Filmmakers recount personal histories at Austin Asian American Film Festival
Written by Jessie Wang | July 15, 2026
The Austin Asian American Film Festival hosted their annual film festival, from June 24-28, to showcase stories from the Asian and Asian American diaspora. In both “Traces of Home” by Colette Ghunim and “The Gas Station Attendant” by Karla Murthy, the filmmakers document their families' testimony of immigration, and perhaps inevitably, explore their relationship with their parents and themselves.
Photo by Lorenzo De La Cruz
“Traces of Home” by Colette Ghunim
“Traces of Home,” the feature film at the Austin Asian American Film Festival, is filmmaker Colette Ghunim’s debut documentary. The film follows her parents revisiting the childhood homes they were forced to leave in Palestine and Mexico.
Colette’s father, Hosini Ghunim, was born in Safed, Palestine to an upper middle class family. When he was four years old, the family was expelled from their hometown during the “Nakba,” (the Arabic word for “catastrophe”), when over half a million Palestinians were displaced and dispossessed during the creation of the State of Israel in 1948.
Hosini immigrated to the United States as a young man, where he met Iza Ghunim, Colette’s mother. At eight years old, Iza migrated to the United States from Mexico City with her siblings and mother to escape domestic violence. Growing up in suburban Chicago with her older brother, Ramsey Ghunim, Colette notes how her parents wanted their children to have a stable American life. But in her parent’s avoidance to confront the trauma of the past and create normalcy, their family relationships suffered.
Hosini, a wedding and events videographer, often filmed his children, and the documentary is interspersed with home videos of Colette and Ramsey’s childhood. Though there is humor in the family dynamics, there is also tension — often outwardly between Colette and Iza.

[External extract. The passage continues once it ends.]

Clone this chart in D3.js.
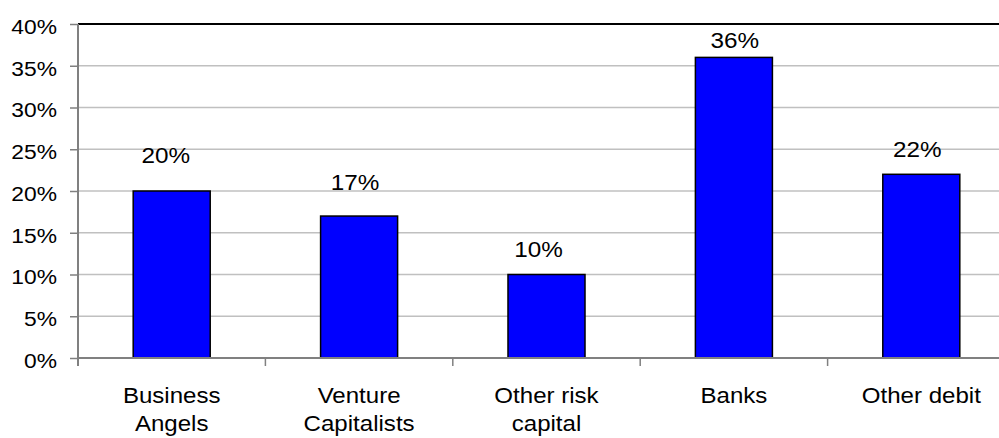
<!DOCTYPE html>
<html>
<head>
<meta charset="utf-8">
<script src="https://cdn.jsdelivr.net/npm/d3@7/dist/d3.min.js"></script>
<style>
  html, body { margin: 0; padding: 0; background: #fff; }
  svg { display: block; }
  text { font-family: "Liberation Sans", Arial, sans-serif; fill: #000; }
</style>
</head>
<body>
<svg id="chart" width="999" height="438"></svg>
<script>
// Share of funding sources
const categories = ["Business Angels", "Venture Capitalists", "Other risk capital", "Banks", "Other debit"];
const categoryLines = [["Business", "Angels"], ["Venture", "Capitalists"], ["Other risk", "capital"], ["Banks"], ["Other debit"]];
const shares = [20, 17, 10, 36, 22];
const yTicks = [0, 5, 10, 15, 20, 25, 30, 35, 40];

const svg = d3.select("#chart");
const plotLeft = 78, plotRight = 1015, plotTop = 24, plotBottom = 358;

const x = d3.scaleBand().domain(categories).range([plotLeft, plotRight])
  .paddingInner(0.589).paddingOuter(0.2945);
const y = d3.scaleLinear().domain([0, 40]).range([plotBottom, plotTop]);

// Horizontal gridlines
svg.append("g").selectAll("line").data(yTicks.filter(t => t > 0 && t < 40)).join("line")
  .attr("x1", plotLeft).attr("x2", plotRight)
  .attr("y1", d => y(d)).attr("y2", d => y(d))
  .attr("stroke", "#c0c0c0").attr("stroke-width", 1.5);

// Top border of the plot area
svg.append("line").attr("x1", plotLeft).attr("x2", plotRight)
  .attr("y1", y(40)).attr("y2", y(40))
  .attr("stroke", "#000").attr("stroke-width", 2);

// Bars
svg.append("g").selectAll("rect").data(categories).join("rect")
  .attr("x", d => x(d))
  .attr("y", (d, i) => y(shares[i]))
  .attr("width", x.bandwidth())
  .attr("height", (d, i) => y(0) - y(shares[i]))
  .attr("fill", "#0000ff")
  .attr("stroke", "#000").attr("stroke-width", 1.5);

// Y axis
const yAxis = d3.axisLeft(y).tickValues(yTicks).tickFormat(d => d + "%").tickSize(8).tickPadding(13);
const gy = svg.append("g").attr("transform", `translate(${plotLeft},0)`).call(yAxis);
gy.select(".domain").remove();
gy.selectAll(".tick line").attr("stroke", "#808080").attr("stroke-width", 1.5);
gy.selectAll(".tick text")
  .attr("font-size", 19.5).attr("dy", "0.38em").attr("x", null)
  .attr("transform", "translate(-21,2) scale(1.17,1)")
  .attr("text-anchor", "end");
svg.append("line").attr("x1", plotLeft).attr("x2", plotLeft)
  .attr("y1", plotTop).attr("y2", plotBottom + 8)
  .attr("stroke", "#808080").attr("stroke-width", 2);

// X axis baseline and category boundary ticks
svg.append("line").attr("x1", plotLeft).attr("x2", plotRight)
  .attr("y1", plotBottom).attr("y2", plotBottom)
  .attr("stroke", "#808080").attr("stroke-width", 2);
const boundaries = d3.range(categories.length + 1).map(i => plotLeft + i * x.step());
svg.append("g").selectAll("line").data(boundaries).join("line")
  .attr("x1", d => d).attr("x2", d => d)
  .attr("y1", plotBottom).attr("y2", plotBottom + 8)
  .attr("stroke", "#808080").attr("stroke-width", 1.5);

// Category labels
const cat = svg.append("g").selectAll("text").data(categories).join("text")
  .attr("transform", d => `translate(${x(d) + x.bandwidth() / 2},403) scale(1.12,1)`)
  .attr("text-anchor", "middle").attr("font-size", 21.5);
cat.selectAll("tspan").data((d, i) => categoryLines[i]).join("tspan")
  .attr("x", 0).attr("y", (d, j) => j * 28).text(d => d);

// Value labels above the bars (hand-placed offsets from each bar top)
const labelGap = [28, 26, 18, 9, 17];
const labelShift = [-6, -4, -8, 1, -4];
svg.append("g").selectAll("text").data(categories).join("text")
  .attr("transform", (d, i) =>
    `translate(${x(d) + x.bandwidth() / 2 + labelShift[i]},${y(shares[i]) - labelGap[i]}) scale(1.13,1)`)
  .attr("text-anchor", "middle").attr("font-size", 21.5)
  .text((d, i) => shares[i] + "%");
</script>
</body>
</html>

The theme of walls is represented through the emotional walls within the family unit, but also beyond that, in the physical world: when the Ghunims visit Palestine, there are structures like barbed wired fences dividing Palestine from Israel. And in Tijuana, Mexico, where Iza and her siblings briefly lived before being allowed to enter the United States, there is a militarized border wall separating Tijuana from San Diego, California.
But the confrontation of the past, however painful, also allows the family to tear down their own walls.
“Going on these journeys to Mexico and Palestine made me realize that I was trying to find home externally. It became a very deep healing journey around generational trauma and figuring out that the only way I would be able to ever find home is from within,” Colette said in an interview at the AAAFF.
“The Gas Station Attendant” by Karla Murthy
Photo by Lorenzo De La Cruz
Karla Murthy’s “The Gas Station Attendant” won a feature documentary at the AAAF and tells the story of her father, H.N. Shantha Murthy.
H.N. was born in Bangalore and ran away from home to escape poverty, living on the streets of India as a youth. While working at a hotel in Delhi, he befriended an American couple who sponsored his education and visa to come to the United States.
He met Murthy’s mother, a young woman from the Philippines, in college and was first employed in the space industry, but eventually settled in Texas as a serial entrepreneur — starting businesses, gift shops, and restaurants, despite none really taking off.
The film follows H.N. as he takes a role at a gas station to help pay the bills and attends trade shows to sell jewelry.
Murthy uses audio from calls between her and her father, while he worked at the gas station, to show the invisibility of immigrant labor within the liminal space a gas station occupies — at the corner of intersections, on the side of the highway, and tucked behind strip malls.
Throughout the film, Murthy documents her father’s ability to make friends with service workers, waitresses, and fellow trade show vendors. H.N.’s friendliness is both a reflection of his resilience and a survival tactic that allowed him to navigate the world as an immigrant.
The film serves not only as a documentation of her father’s story, but also Murthy’s realization of her father as a person with his own dreams, ambitions and experiences.
“Stories are a way of preserving family history, but more importantly they create a sense of continuity and resilience,” Murthy narrates in “The Gas Station Attendant.” “They build a framework to understand painful experiences and celebrate joyful ones. And so I'm telling these stories.”